Short exercise:
Print the lines of the listing below verbatim from its first line through the line bearing "W, H = 590, 450". Any pictures are to be omitted.

Given material:
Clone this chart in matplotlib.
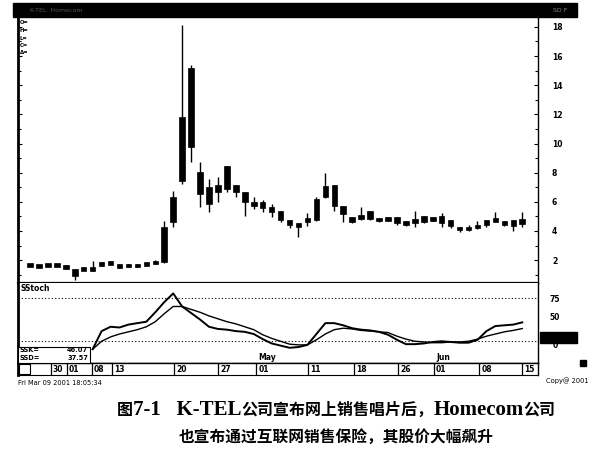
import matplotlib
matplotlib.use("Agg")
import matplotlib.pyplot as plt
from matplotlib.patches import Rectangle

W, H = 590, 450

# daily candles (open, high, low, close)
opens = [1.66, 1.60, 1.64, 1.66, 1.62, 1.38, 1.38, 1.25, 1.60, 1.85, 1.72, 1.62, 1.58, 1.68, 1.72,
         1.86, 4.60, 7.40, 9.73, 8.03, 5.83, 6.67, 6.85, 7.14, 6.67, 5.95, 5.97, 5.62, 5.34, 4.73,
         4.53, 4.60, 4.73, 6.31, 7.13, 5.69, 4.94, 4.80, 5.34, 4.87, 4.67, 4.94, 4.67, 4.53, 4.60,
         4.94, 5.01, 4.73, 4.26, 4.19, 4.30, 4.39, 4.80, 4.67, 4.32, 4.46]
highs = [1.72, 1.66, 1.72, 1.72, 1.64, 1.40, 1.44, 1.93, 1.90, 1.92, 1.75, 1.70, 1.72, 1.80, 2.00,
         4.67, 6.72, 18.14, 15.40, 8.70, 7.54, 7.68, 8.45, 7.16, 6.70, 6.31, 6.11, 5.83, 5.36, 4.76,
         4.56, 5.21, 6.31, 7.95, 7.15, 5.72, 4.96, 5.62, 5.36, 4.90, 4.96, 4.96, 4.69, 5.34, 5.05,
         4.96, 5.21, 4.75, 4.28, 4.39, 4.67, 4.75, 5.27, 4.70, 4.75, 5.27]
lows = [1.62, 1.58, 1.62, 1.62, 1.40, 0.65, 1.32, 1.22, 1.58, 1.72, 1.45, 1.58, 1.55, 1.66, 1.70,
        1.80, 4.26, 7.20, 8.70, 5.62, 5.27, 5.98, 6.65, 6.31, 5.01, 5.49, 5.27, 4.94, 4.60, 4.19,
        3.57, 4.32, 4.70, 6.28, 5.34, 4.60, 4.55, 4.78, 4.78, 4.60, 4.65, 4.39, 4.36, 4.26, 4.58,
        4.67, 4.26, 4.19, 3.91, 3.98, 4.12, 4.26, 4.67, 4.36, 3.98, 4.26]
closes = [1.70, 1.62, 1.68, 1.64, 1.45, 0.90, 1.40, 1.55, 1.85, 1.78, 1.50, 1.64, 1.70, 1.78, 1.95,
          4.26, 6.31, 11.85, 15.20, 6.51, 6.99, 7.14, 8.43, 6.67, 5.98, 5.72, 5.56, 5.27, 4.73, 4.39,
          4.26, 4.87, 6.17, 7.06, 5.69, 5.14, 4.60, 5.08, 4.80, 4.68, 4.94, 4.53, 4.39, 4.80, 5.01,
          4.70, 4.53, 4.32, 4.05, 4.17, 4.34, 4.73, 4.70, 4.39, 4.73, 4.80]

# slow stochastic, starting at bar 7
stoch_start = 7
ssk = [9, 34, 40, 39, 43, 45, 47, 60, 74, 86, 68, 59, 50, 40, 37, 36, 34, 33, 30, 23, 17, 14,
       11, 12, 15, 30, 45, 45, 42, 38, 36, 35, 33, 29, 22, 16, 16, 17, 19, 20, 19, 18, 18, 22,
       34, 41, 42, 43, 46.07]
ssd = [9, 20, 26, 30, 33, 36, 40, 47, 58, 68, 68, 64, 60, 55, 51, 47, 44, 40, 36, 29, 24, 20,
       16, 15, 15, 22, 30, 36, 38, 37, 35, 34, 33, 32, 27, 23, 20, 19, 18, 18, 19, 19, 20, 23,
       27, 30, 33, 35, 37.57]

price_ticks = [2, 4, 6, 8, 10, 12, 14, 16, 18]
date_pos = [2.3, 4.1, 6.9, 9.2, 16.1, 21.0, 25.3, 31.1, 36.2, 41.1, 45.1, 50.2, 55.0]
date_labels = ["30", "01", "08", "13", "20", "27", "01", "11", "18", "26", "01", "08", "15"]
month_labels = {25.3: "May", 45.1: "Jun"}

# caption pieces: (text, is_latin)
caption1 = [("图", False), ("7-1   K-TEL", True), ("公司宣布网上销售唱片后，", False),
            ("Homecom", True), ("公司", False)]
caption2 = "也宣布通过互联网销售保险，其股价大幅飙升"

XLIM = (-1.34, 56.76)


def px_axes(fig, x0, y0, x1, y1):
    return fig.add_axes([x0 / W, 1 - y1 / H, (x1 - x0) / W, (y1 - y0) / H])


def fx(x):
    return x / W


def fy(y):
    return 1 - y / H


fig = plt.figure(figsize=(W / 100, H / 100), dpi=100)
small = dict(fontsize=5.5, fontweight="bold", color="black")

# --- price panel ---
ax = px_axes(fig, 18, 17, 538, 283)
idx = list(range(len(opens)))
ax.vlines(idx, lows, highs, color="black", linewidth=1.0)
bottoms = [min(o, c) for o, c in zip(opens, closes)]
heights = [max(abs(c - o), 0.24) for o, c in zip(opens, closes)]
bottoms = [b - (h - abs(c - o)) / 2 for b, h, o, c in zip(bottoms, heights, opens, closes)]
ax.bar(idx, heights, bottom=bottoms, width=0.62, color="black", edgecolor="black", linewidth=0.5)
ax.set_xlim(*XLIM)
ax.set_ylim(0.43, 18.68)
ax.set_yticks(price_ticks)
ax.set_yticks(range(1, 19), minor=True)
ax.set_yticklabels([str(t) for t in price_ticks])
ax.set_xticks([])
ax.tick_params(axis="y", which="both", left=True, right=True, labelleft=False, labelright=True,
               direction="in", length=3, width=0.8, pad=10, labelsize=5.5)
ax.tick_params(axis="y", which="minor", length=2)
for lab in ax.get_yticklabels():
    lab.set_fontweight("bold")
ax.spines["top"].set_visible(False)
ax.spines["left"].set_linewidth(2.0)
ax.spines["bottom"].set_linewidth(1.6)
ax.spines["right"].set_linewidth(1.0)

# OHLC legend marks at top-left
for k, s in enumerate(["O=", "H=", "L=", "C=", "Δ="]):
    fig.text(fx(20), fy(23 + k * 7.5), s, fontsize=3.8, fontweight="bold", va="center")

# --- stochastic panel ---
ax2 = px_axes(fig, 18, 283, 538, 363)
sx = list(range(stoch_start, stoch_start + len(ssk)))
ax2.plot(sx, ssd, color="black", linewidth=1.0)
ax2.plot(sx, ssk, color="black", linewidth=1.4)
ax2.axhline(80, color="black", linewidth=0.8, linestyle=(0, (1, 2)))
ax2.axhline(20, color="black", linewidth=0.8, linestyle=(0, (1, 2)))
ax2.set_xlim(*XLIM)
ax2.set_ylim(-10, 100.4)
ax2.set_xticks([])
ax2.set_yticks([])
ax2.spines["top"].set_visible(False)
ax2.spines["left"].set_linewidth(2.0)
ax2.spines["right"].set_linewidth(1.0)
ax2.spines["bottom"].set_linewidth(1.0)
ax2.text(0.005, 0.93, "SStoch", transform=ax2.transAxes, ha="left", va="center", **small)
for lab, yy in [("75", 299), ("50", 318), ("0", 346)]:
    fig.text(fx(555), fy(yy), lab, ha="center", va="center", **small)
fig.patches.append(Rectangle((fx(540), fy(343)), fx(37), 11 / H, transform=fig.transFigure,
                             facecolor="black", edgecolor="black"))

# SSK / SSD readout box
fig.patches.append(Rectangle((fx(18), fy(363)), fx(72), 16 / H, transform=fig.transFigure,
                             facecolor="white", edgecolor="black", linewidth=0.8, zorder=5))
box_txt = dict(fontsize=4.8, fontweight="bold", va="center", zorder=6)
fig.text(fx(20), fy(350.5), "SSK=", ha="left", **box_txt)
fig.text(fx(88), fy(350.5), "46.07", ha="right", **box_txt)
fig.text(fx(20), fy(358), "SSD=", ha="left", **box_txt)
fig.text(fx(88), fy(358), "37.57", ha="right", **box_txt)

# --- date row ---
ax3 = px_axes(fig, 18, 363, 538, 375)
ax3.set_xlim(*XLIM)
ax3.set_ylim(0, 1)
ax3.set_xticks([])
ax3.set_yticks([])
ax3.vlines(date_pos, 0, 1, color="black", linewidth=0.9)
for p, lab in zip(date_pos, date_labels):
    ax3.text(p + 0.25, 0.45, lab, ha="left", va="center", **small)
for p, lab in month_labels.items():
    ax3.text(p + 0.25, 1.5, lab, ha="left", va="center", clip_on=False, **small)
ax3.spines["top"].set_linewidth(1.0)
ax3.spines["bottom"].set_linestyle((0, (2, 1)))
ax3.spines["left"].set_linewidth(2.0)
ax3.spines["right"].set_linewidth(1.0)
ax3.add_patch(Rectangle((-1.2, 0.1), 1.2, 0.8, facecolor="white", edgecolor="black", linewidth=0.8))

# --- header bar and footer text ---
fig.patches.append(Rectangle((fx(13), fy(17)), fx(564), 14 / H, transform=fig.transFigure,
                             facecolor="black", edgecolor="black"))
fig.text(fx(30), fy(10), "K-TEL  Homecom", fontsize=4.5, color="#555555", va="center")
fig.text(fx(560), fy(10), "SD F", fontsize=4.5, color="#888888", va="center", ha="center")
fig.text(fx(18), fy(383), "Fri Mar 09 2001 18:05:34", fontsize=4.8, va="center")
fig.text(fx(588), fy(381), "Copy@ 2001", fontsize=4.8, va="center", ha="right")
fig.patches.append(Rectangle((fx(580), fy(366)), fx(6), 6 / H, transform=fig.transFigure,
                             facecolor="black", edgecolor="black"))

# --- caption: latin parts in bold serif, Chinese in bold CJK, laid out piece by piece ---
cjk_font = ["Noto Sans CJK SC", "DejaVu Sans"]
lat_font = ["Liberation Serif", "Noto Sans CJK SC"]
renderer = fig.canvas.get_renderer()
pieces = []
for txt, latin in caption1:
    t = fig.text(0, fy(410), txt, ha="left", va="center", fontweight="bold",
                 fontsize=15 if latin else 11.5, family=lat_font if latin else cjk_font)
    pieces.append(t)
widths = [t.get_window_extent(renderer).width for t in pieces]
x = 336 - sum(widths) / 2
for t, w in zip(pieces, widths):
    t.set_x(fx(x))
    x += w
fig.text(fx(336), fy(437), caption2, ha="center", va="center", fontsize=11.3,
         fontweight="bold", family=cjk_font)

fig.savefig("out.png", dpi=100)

Task result:
Clone this chart in matplotlib.
import matplotlib
matplotlib.use("Agg")
import matplotlib.pyplot as plt
from matplotlib.patches import Rectangle

W, H = 590, 450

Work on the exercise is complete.